I spent the final 11 years of my military career serving in major headquarters of the Army, first at the European Headquarters in Heidelberg, Germany, then at and around the Pentagon. I interfaced directly with dozens of “Flag Officers,” the military vernacular for generals and admirals. Individually and as a group, these were some of the most intelligent men and women I’ve ever had the pleasure to know and work with. You might not be aware that every flag officer must be a college graduate, but it’s also the case that each has earned at least one Masters degree, many hold multiple advanced degrees. There might be exceptions to this, but they would be rare. Each one has also completed a regimen of progressively more intense military education programs focused on leadership, strategic and tactical thinking, corporate/organizational behavior and relationships, the law of land and sea warfare, and a “charm school” to prepare them for the political and civil aspects of senior leadership.

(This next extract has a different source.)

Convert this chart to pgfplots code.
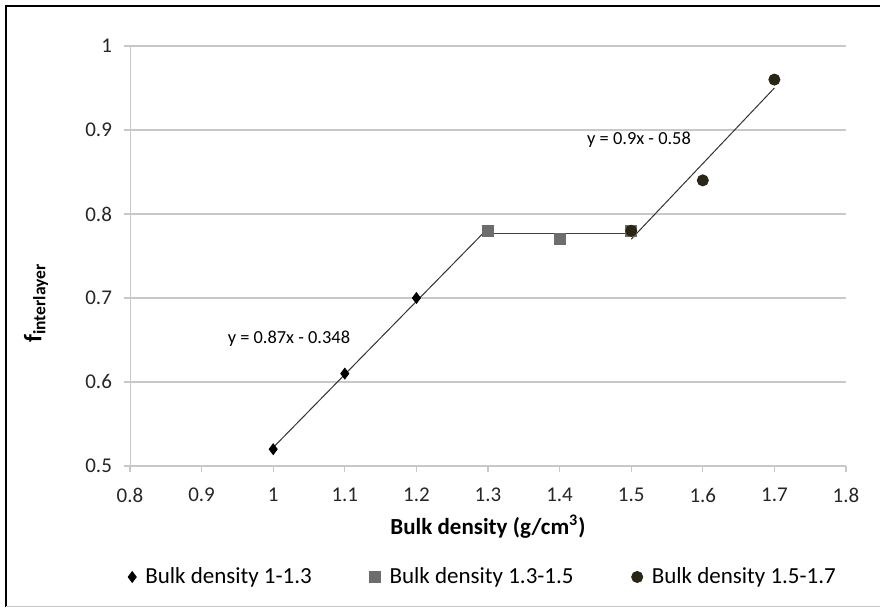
\documentclass[border=0pt]{standalone}
\usepackage{pgfplots}
\pgfplotsset{compat=1.18}
\usepackage{fontspec}
\setmainfont{Carlito}
\definecolor{sqgray}{HTML}{6D6D6D}
\definecolor{circ}{HTML}{2A2616}
\definecolor{gridc}{HTML}{C8C8C8}
\begin{document}
\begin{tikzpicture}
\path[use as bounding box] (0,0) rectangle (440pt,304pt);
\draw[black, line width=1.2pt] (3pt,0.5pt) -- (3pt,301pt) -- (440pt,301pt);
\draw[gridc, line width=0.6pt] (3pt,0.6pt) -- (440pt,0.6pt);
\begin{axis}[
  at={(65pt,71pt)}, anchor=south west,
  scale only axis, width=358pt, height=210pt,
  xmin=0.8, xmax=1.8, ymin=0.5, ymax=1,
  xtick={0.8,0.9,...,1.8}, ytick={0.5,0.6,...,1.0},
  axis lines=left, axis line style={gridc, -},
  ymajorgrids, grid style={gridc, line width=0.6pt},
  tick style={gridc, line width=0.6pt}, tick align=outside,
  major tick length=3pt,
  /pgf/number format/assume math mode=true,
  /pgf/number format/fixed, /pgf/number format/precision=1,
  xticklabel style={font=\fontsize{10.5}{12}\selectfont, text=black!85, yshift=-4.5pt},
  yticklabel style={font=\fontsize{10.5}{12}\selectfont, text=black!85, xshift=-2.5pt},
  xlabel={\textbf{Bulk density (g/cm\textsuperscript{3})}},
  xlabel style={at={(axis description cs:0.5,0)}, yshift=-30.5pt, anchor=center, font=\fontsize{11.5}{13}\selectfont},
  ylabel={\textbf{f\textsubscript{interlayer}}},
  ylabel style={at={([xshift=-47pt]axis description cs:0,0.388)}, anchor=center, font=\fontsize{12.5}{14}\selectfont},
  legend columns=3,
  legend style={at={(axis description cs:0.5,0)}, xshift=-2pt, yshift=-55.5pt, anchor=center, draw=none,
    font=\fontsize{11.5}{13}\selectfont,
    /tikz/every odd column/.append style={column sep=2.5pt},
    /tikz/every even column/.append style={column sep=27pt}},
  legend cell align=left,
  clip=false,
]
\addplot[only marks, mark=diamond*, mark size=2.7pt, black, mark options={fill=black}] coordinates {(1,0.52) (1.1,0.61) (1.2,0.70) (1.3,0.78)};
\addlegendentry{Bulk density 1-1.3}
\addplot[only marks, mark=square*, mark size=2.7pt, sqgray, mark options={fill=sqgray}] coordinates {(1.3,0.78) (1.4,0.77) (1.5,0.78)};
\addlegendentry{Bulk density 1.3-1.5}
\addplot[only marks, mark=*, mark size=2.8pt, circ, mark options={fill=circ}] coordinates {(1.5,0.78) (1.6,0.84) (1.7,0.96)};
\addlegendentry{Bulk density 1.5-1.7}
\addplot[forget plot, black!80, line width=0.5pt] coordinates {(1,0.522) (1.3,0.783)};
\addplot[forget plot, black!75, line width=0.8pt] coordinates {(1.3,0.777) (1.5,0.777)};
\addplot[forget plot, black!80, line width=0.5pt] coordinates {(1.5,0.77) (1.7,0.95)};
\node[font=\fontsize{9.2}{10}\selectfont] at (axis cs:1.022,0.652) {y = 0.87x - 0.348};
\node[font=\fontsize{9.2}{10}\selectfont] at (axis cs:1.511,0.889) {y = 0.9x - 0.58};
\end{axis}
\end{tikzpicture}
\end{document}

The officers you saw pictured at that gathering in Quantico are exceptional, often brilliant, people. The year each of them entered the service, they were just one among about 14,000 other new officers across all branches of service. From that year-group of new junior officers, maybe 25 eventually rose to the rank of general or admiral, that’s around 0.2% if you’re counting. This wasn’t a case of winning the lottery. One doesn’t “get lucky” and “wins” a star. Each and every officer selected to flag rank EARNS that status. It isn’t handed to them by a political or corporate benefactor, either. These officers are selected by a board of other flag officers, their military peers, who are familiar with their military records and intent on elevating only the best to flag rank. I was the personnel policy officer for the Army Chaplaincy for several years and responsible for setting up promotion selection boards for Army chaplains. I know how the process works. Only the best-of-the-best emerges from the process.
So, put yourself in the position of one of those flag officers in the auditorium at Quantico. You had to listen to the unhinged rantings of two men, one elected and one appointed to positions of seniority that, by the Constitution that you have sworn to protect and defend, are your civilian overseers. You have more leadership experience, more education, more emotional intelligence, exponentially more military experience, and more common sense than both of them combined, but you must endure their berating tirade, their nonsensical blustering, and their unethical challenge to pledge fealty or suffer the consequences. Only your professionalism and well-ingrained discipline prevent you from reacting. What do you think these military men and women, our most senior and most seasoned military leaders, are, themselves, thinking? What is “the take-away” for them? Confidence or dread? And, if/when it comes to “It,” and the President orders “It,” and the Generals say, “No!”, where will we stand?